- TO DO: Transcribe word for word only the span whose first line is the one with "Recreate this image" and whose last line is the one with "var categoryNames = categories.map(function"; both of those lines belong to it.

- DATASET CONTENT:
================================
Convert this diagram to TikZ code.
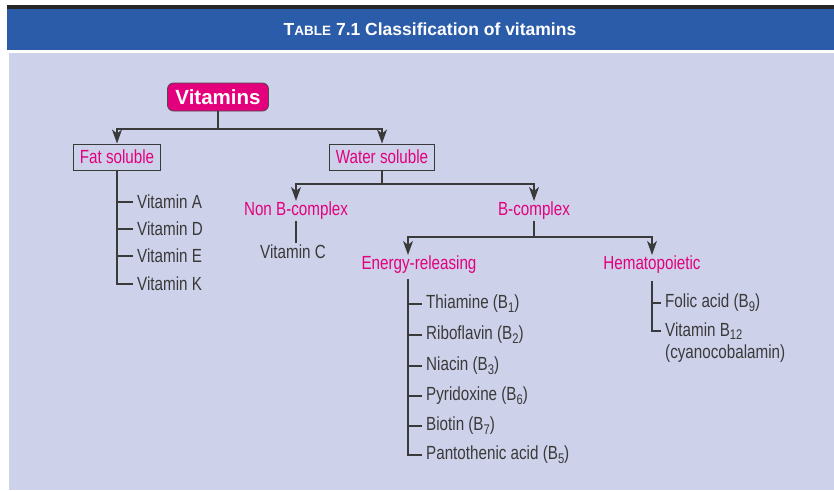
================================
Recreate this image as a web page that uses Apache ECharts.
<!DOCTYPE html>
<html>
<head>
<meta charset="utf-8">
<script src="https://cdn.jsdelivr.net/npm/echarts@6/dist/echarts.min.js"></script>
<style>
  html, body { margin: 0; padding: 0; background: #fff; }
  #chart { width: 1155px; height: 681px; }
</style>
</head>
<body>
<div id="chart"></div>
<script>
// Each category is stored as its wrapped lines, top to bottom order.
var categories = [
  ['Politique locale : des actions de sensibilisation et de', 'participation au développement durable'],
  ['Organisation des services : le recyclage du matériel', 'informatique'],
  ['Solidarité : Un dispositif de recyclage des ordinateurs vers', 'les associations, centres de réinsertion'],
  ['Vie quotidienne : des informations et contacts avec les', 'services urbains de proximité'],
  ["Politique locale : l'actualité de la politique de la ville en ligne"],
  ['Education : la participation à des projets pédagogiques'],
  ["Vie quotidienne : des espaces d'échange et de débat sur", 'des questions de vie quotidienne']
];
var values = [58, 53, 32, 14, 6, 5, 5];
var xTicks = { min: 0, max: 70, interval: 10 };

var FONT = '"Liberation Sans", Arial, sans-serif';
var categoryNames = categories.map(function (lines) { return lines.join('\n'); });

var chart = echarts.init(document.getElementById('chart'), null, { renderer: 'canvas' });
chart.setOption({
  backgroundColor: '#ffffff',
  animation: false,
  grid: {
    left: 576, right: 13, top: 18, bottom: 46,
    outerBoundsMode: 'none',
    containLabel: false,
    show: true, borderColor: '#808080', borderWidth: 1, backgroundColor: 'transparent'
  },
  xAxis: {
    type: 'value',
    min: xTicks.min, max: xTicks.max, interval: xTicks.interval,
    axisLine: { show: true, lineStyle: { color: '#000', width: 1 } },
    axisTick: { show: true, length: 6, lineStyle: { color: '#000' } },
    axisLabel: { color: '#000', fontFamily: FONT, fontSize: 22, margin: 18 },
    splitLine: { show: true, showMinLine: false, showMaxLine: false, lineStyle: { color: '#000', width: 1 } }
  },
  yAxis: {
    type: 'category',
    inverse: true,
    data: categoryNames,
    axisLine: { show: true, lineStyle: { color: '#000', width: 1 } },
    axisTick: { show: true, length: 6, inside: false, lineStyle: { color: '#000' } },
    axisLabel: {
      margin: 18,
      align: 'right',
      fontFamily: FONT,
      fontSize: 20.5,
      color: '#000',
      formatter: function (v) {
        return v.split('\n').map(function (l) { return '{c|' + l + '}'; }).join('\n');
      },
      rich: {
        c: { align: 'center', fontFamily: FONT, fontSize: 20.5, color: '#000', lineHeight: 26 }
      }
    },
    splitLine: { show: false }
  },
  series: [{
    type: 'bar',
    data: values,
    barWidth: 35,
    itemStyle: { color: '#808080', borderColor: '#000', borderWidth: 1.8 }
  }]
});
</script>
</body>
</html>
================================
- TASK ANSWER:
Recreate this image as a web page that uses Apache ECharts.
<!DOCTYPE html>
<html>
<head>
<meta charset="utf-8">
<script src="https://cdn.jsdelivr.net/npm/echarts@6/dist/echarts.min.js"></script>
<style>
  html, body { margin: 0; padding: 0; background: #fff; }
  #chart { width: 1155px; height: 681px; }
</style>
</head>
<body>
<div id="chart"></div>
<script>
// Each category is stored as its wrapped lines, top to bottom order.
var categories = [
  ['Politique locale : des actions de sensibilisation et de', 'participation au développement durable'],
  ['Organisation des services : le recyclage du matériel', 'informatique'],
  ['Solidarité : Un dispositif de recyclage des ordinateurs vers', 'les associations, centres de réinsertion'],
  ['Vie quotidienne : des informations et contacts avec les', 'services urbains de proximité'],
  ["Politique locale : l'actualité de la politique de la ville en ligne"],
  ['Education : la participation à des projets pédagogiques'],
  ["Vie quotidienne : des espaces d'échange et de débat sur", 'des questions de vie quotidienne']
];
var values = [58, 53, 32, 14, 6, 5, 5];
var xTicks = { min: 0, max: 70, interval: 10 };

var FONT = '"Liberation Sans", Arial, sans-serif';
var categoryNames = categories.map(function (lines) { return lines.join('\n'); });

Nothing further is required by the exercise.